# Use epoxy on sill plate?



## kwerk (Oct 29, 2010)

I found a small section of sill plate where the bottom is rotted. Can I fill this with epoxy wood filler? Will epoxy take the weight?

You can't see from the picture but the section is about 16" long and the rot goes back in a wedge shape 1/2 to 2/3 the way under the bottom of the 2x4 sill. It looks ok from the inside the basement. There will be the weight of a deck bearing down on the sill after it is fixed. Is epoxy strong enough for that weight?


----------



## inspectorD (Oct 29, 2010)

Looks like it is just where a piece of bark was attached to the wood .
If you poke in and your screwdrivergoes into the wood easily, you may have woodpests. 
Otherwise just pack it with a little nonshrink grout (mortar) and you will be fine.


----------



## kwerk (Oct 29, 2010)

The picture does not show how bad it is, only the back 1/3 of the sill is in contact with the foundation for this 16" section, just enough for the floor joist not to sink. I scraped a lot of rotted wood out.
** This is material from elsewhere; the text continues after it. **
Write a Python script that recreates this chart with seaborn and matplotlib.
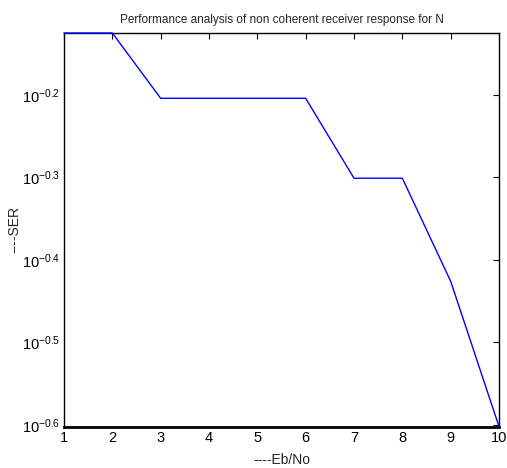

The rot was from a leaking deck ledger.


----------



## itsreallyconc (Nov 5, 2010)

*google up the ' west ' system*


----------



## kwerk (Nov 7, 2010)

I used abatron liquid wood, and wood epox and it seems to have worked fine. Supposed to have compressive strength of 5500 psi. I also sprayed borate in there after scraping out the rot, and allowed it to dry thoroughly.


----------